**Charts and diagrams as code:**
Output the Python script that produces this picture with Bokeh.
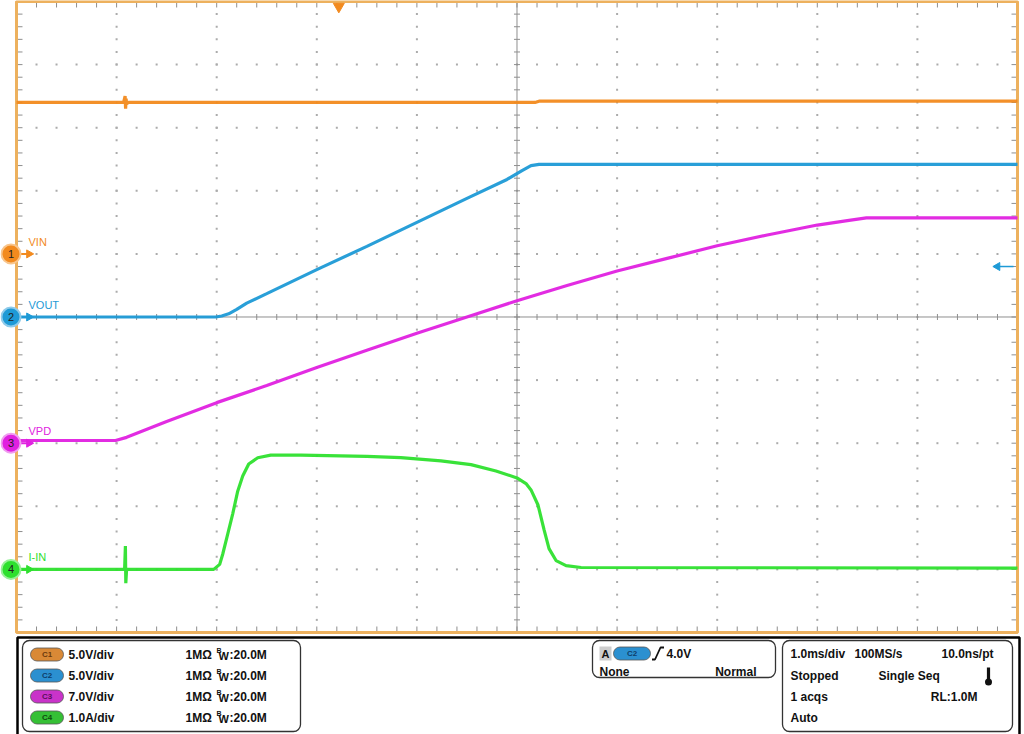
import numpy as np
from bokeh.plotting import figure
from bokeh.models import Range1d
from bokeh.layouts import column
from bokeh.embed import file_html
from bokeh.resources import INLINE
from bokeh.core.properties import value

# ---------------- data ----------------
channel_names = ["VIN", "VOUT", "VPD", "I-IN"]
channel_ids = ["C1", "C2", "C3", "C4"]
channel_scale = [5.0, 5.0, 7.0, 1.0]        # units per division
channel_unit = ["V", "V", "V", "A"]
channel_offset = [1.0, 0.0, -2.0, -4.0]     # ground marker position (div)
channel_colors = ["#F28A1E", "#1E9AD6", "#E021E0", "#2EE02E"]
channel_halo = ["#F8C58C", "#8FCBEA", "#F09CF0", "#98F098"]
pill_colors = ["#D98936", "#2B90D0", "#C933C9", "#35C035"]
pill_text = ["#6A3A0E", "#0E3E6A", "#5A0F5A", "#0F4D0F"]

time_per_div_ms = 1.0
trigger_time_ms = 3.22      # trigger position from left edge of screen
trigger_level_v = 4.0       # on C2

# C1: VIN (V)
vin_t = [0.00, 1.00, 1.07, 1.085, 1.09, 1.095, 1.10, 1.12, 5.18, 5.22, 10.00]
vin_v = [12.0, 12.0, 12.0, 12.5, 11.5, 12.3, 11.9, 12.0, 12.0, 12.1, 12.1]
# C2: VOUT (V)
vout_t = [0.00, 1.99, 2.05, 2.12, 2.20, 2.30, 2.50, 3.00, 3.50, 4.00, 4.50, 4.90, 5.05, 5.14, 5.22, 10.00]
vout_v = [0.0, 0.0, 0.08, 0.25, 0.6, 1.1, 1.85, 3.75, 5.6, 7.5, 9.4, 10.9, 11.6, 12.0, 12.1, 12.1]
# C3: VPD (V)
vpd_t = [0.00, 0.99, 1.10, 1.50, 2.00, 2.50, 3.00, 3.50, 4.00, 4.50, 5.00, 5.50, 6.00, 6.50, 7.00, 7.50, 8.00, 8.30, 8.49, 10.00]
vpd_v = [0.3, 0.3, 0.65, 2.4, 4.5, 6.4, 8.4, 10.3, 12.2, 14.0, 15.8, 17.5, 19.1, 20.5, 21.9, 23.1, 24.2, 24.7, 25.0, 25.0]
# C4: I-IN (A)
iin_t = [0.00, 1.08, 1.088, 1.092, 1.10, 1.97, 2.03, 2.06, 2.11, 2.16, 2.21, 2.26, 2.32, 2.41, 2.54, 2.84,
         3.50, 3.84, 4.24, 4.54, 4.79, 5.00, 5.09, 5.14, 5.21, 5.27, 5.32, 5.39, 5.49, 5.64, 10.00]
iin_a = [0.00, 0.00, 0.37, -0.22, 0.00, 0.00, 0.08, 0.24, 0.56, 0.88, 1.24, 1.48, 1.67, 1.77, 1.81, 1.81,
         1.79, 1.77, 1.72, 1.66, 1.56, 1.45, 1.36, 1.26, 1.02, 0.63, 0.33, 0.14, 0.06, 0.03, 0.02]

traces = [(vin_t, vin_v), (vout_t, vout_v), (vpd_t, vpd_v), (iin_t, iin_a)]

# status panel texts
coupling = ["1M\u03a9"] * 4
bandwidth = [":20.0M"] * 4
trigger_info = ["A", "C2", "4.0V", "None", "Normal"]
timebase_info = ["1.0ms/div", "100MS/s", "10.0ns/pt"]
acq_info = ["Stopped", "Single Seq", "1 acqs", "RL:1.0M", "Auto"]

# ---------------- scope screen ----------------
W = 1024
H1 = 634
H2 = 100
XMIN, XMAX = -0.1598, 10.0699
YMIN, YMAX = -5.0317, 5.0158

p = figure(width=W, height=H1, x_range=Range1d(XMIN, XMAX), y_range=Range1d(YMIN, YMAX),
           output_backend="svg", toolbar_location=None, min_border=0,
           x_axis_location=None, y_axis_location=None, outline_line_color=None,
           background_fill_color="white", border_fill_color="white")
p.grid.visible = False

p.extra_y_ranges = {
    cid: Range1d((YMIN - off) * sc, (YMAX - off) * sc)
    for cid, off, sc in zip(channel_ids, channel_offset, channel_scale)
}

grid_col = "#ABABAB"
tick_col = "#8E8E8E"
px_x = W / (XMAX - XMIN)
px_y = H1 / (YMAX - YMIN)

# dotted graticule
minor_x = np.round(np.arange(0, 10.0001, 0.2), 6)
minor_y = np.round(np.arange(-5, 5.0001, 0.2), 6)
dx, dy = [], []
for gx in [1, 2, 3, 4, 6, 7, 8, 9]:
    for yy in minor_y[1:-1]:
        dx.append(gx); dy.append(yy)
for gy in [-4, -3, -2, -1, 1, 2, 3, 4]:
    for xx in minor_x[1:-1]:
        dx.append(xx); dy.append(gy)
p.scatter(dx, dy, marker="square", size=2, fill_color=grid_col, line_color=None)

# centre cross-hair
p.segment(x0=[5, 0], y0=[-5, 0], x1=[5, 10], y1=[5, 0], line_color=tick_col, line_width=1)
tx = 3 / px_x
ty = 3 / px_y
p.segment(x0=[5 - tx] * len(minor_y), y0=minor_y, x1=[5 + tx] * len(minor_y), y1=minor_y,
          line_color=tick_col, line_width=1)
p.segment(x0=minor_x, y0=[-ty] * len(minor_x), x1=minor_x, y1=[ty] * len(minor_x),
          line_color=tick_col, line_width=1)

# edge ticks
ex = 6 / px_x
ey = 6 / px_y
p.segment(x0=minor_x, y0=[5] * len(minor_x), x1=minor_x, y1=[5 - ey] * len(minor_x), line_color=tick_col)
p.segment(x0=minor_x, y0=[-5] * len(minor_x), x1=minor_x, y1=[-5 + ey] * len(minor_x), line_color=tick_col)
p.segment(x0=[0] * len(minor_y), y0=minor_y, x1=[ex] * len(minor_y), y1=minor_y, line_color=tick_col)
p.segment(x0=[10] * len(minor_y), y0=minor_y, x1=[10 - ex] * len(minor_y), y1=minor_y, line_color=tick_col)

# border
p.quad(left=[0], right=[10], bottom=[-5], top=[5], fill_color=None, line_color="#EDB15E", line_width=3)

# traces
for (t, v), cid, col in zip(traces, channel_ids, channel_colors):
    p.line(t, v, y_range_name=cid, line_color=col, line_width=3.2, line_alpha=0.95)

# ground markers
mx = -0.055
arrow_x = 0.125
p.segment(x0=[mx] * 4, y0=channel_offset, x1=[arrow_x] * 4, y1=channel_offset,
          line_color=channel_colors, line_width=2)
p.scatter([arrow_x] * 4, channel_offset, marker="triangle", angle=-np.pi / 2, size=8,
          fill_color=channel_colors, line_color=channel_colors)
p.scatter([mx] * 4, channel_offset, marker="circle", size=19, fill_color=channel_colors,
          line_color=channel_halo, line_width=2)
p.text([mx] * 4, channel_offset, text=["1", "2", "3", "4"], text_align="center", text_baseline="middle",
       text_font=value("Liberation Sans"), text_font_size="11px", text_color="#222222")
p.text([0.12] * 4, [o + 0.1 for o in channel_offset], text=channel_names, text_color=channel_colors,
       text_font=value("Liberation Sans"), text_font_size="11px", text_baseline="bottom", text_align="left")

# trigger position marker (top) and trigger level arrow (right, on C2)
p.scatter([trigger_time_ms], [5 - 5 / px_y], marker="inverted_triangle", size=11,
          fill_color="#F28A1E", line_color="#F28A1E")
p.segment(x0=[9.81], y0=[trigger_level_v], x1=[9.96], y1=[trigger_level_v], y_range_name="C2",
          line_color=channel_colors[1], line_width=1.5)
p.scatter([9.80], [trigger_level_v], y_range_name="C2", marker="triangle", angle=np.pi / 2, size=8,
          fill_color=channel_colors[1], line_color=channel_colors[1])

# ---------------- status panel ----------------
p2 = figure(width=W, height=H2, x_range=Range1d(0, W), y_range=Range1d(0, H2),
            output_backend="svg", toolbar_location=None, min_border=0,
            x_axis_location=None, y_axis_location=None, outline_line_color=None,
            background_fill_color="white", border_fill_color="white")
p2.grid.visible = False


def Y(fy):
    return H2 - fy


FONT = value("Liberation Sans")

# outer black frame
p2.line([17, 17, 1019, 1019], [Y(H2 + 2), Y(3), Y(3), Y(H2 + 2)], line_color="#000000", line_width=2.5)

# rounded boxes
p2.quad(left=[22, 592, 782], right=[300, 775, 1012], top=[Y(6)] * 3, bottom=[Y(97), Y(43), Y(97)],
        fill_color=None, line_color="#333333", line_width=1.3, border_radius=7)

rows_left = [Y(20), Y(41), Y(62), Y(83)]
# channel pills
p2.quad(left=[30] * 4, right=[63] * 4, top=[r + 6.5 for r in rows_left], bottom=[r - 6.5 for r in rows_left],
        fill_color=pill_colors, line_color="#555555", line_width=0.8, border_radius=7)
p2.text([46.5] * 4, rows_left, text=channel_ids, text_color=pill_text, text_align="center",
        text_baseline="middle", text_font=FONT, text_font_style="bold", text_font_size="8px")
scale_labels = [f"{s:.1f}{u}/div" for s, u in zip(channel_scale, channel_unit)]
common = dict(text_font=FONT, text_font_style="bold", text_font_size="12px", text_baseline="middle",
              text_color="#111111")
p2.text([68] * 4, rows_left, text=scale_labels, **common)
p2.text([185] * 4, rows_left, text=coupling, **common)
p2.text([216] * 4, [r + 4 for r in rows_left], text=["B"] * 4, text_font=FONT, text_font_style="bold",
        text_font_size="7px", text_baseline="middle", text_color="#111111")
p2.text([218] * 4, [r - 1.5 for r in rows_left], text=["W"] * 4, text_font=FONT, text_font_style="bold",
        text_font_size="11px", text_baseline="middle", text_color="#111111")
p2.text([229] * 4, rows_left, text=bandwidth, **common)

# trigger box
r1, r2 = Y(19), Y(37)
p2.quad(left=[599], right=[611], top=[r1 + 7], bottom=[r1 - 7], fill_color="#CDCDCD", line_color=None)
p2.text([605], [r1], text=[trigger_info[0]], text_align="center", **{**common, "text_font_size": "11px"})
p2.quad(left=[613], right=[650], top=[r1 + 6.5], bottom=[r1 - 6.5], fill_color=pill_colors[1],
        line_color="#555555", line_width=0.8, border_radius=7)
p2.text([631.5], [r1], text=[trigger_info[1]], text_align="center", text_baseline="middle", text_font=FONT,
        text_font_style="bold", text_font_size="8px", text_color=pill_text[1])
p2.line([651.5, 654.5, 660, 663.5], [r1 - 6, r1 - 6, r1 + 6, r1 + 6], line_color="#111111", line_width=1.8)
p2.text([666], [r1], text=[trigger_info[2]], **common)
p2.text([599], [r2], text=[trigger_info[3]], **common)
p2.text([756], [r2], text=[trigger_info[4]], text_align="right", **common)

# timebase box
rr = [Y(19), Y(41), Y(62), Y(83)]
p2.text([790], [rr[0]], text=[timebase_info[0]], **common)
p2.text([854], [rr[0]], text=[timebase_info[1]], **common)
p2.text([993], [rr[0]], text=[timebase_info[2]], text_align="right", **common)
p2.text([790], [rr[1]], text=[acq_info[0]], **common)
p2.text([878], [rr[1]], text=[acq_info[1]], **common)
p2.text([790], [rr[2]], text=[acq_info[2]], **common)
p2.text([977], [rr[2]], text=[acq_info[3]], text_align="right", **common)
p2.text([790], [rr[3]], text=[acq_info[4]], **common)
# thermometer icon
p2.segment(x0=[988], y0=[Y(33)], x1=[988], y1=[Y(46)], line_color="#111111", line_width=3.2)
p2.scatter([988], [Y(47.5)], marker="circle", size=7, fill_color="#111111", line_color=None)

layout = column(p, p2, spacing=0)
open("out.html", "w").write(file_html(layout, INLINE))
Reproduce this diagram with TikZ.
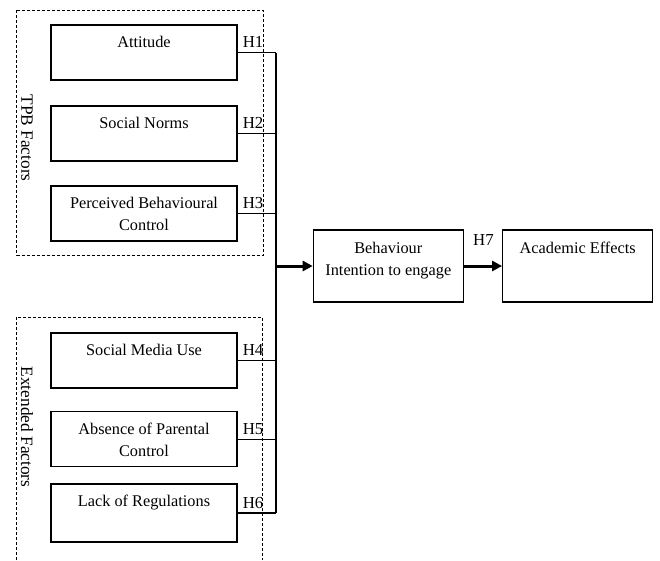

**AIM OF THE TASK:**
Exactly and only the lines from the top of the records down to the line containing "from bokeh.core.properties import value" should be transcribed, please, without the pictures.

**ANSWER TO THIS EXERCISE:**
Output the Python script that produces this picture with Bokeh.
import numpy as np
from bokeh.plotting import figure
from bokeh.models import Range1d
from bokeh.layouts import column
from bokeh.embed import file_html
from bokeh.resources import INLINE
from bokeh.core.properties import value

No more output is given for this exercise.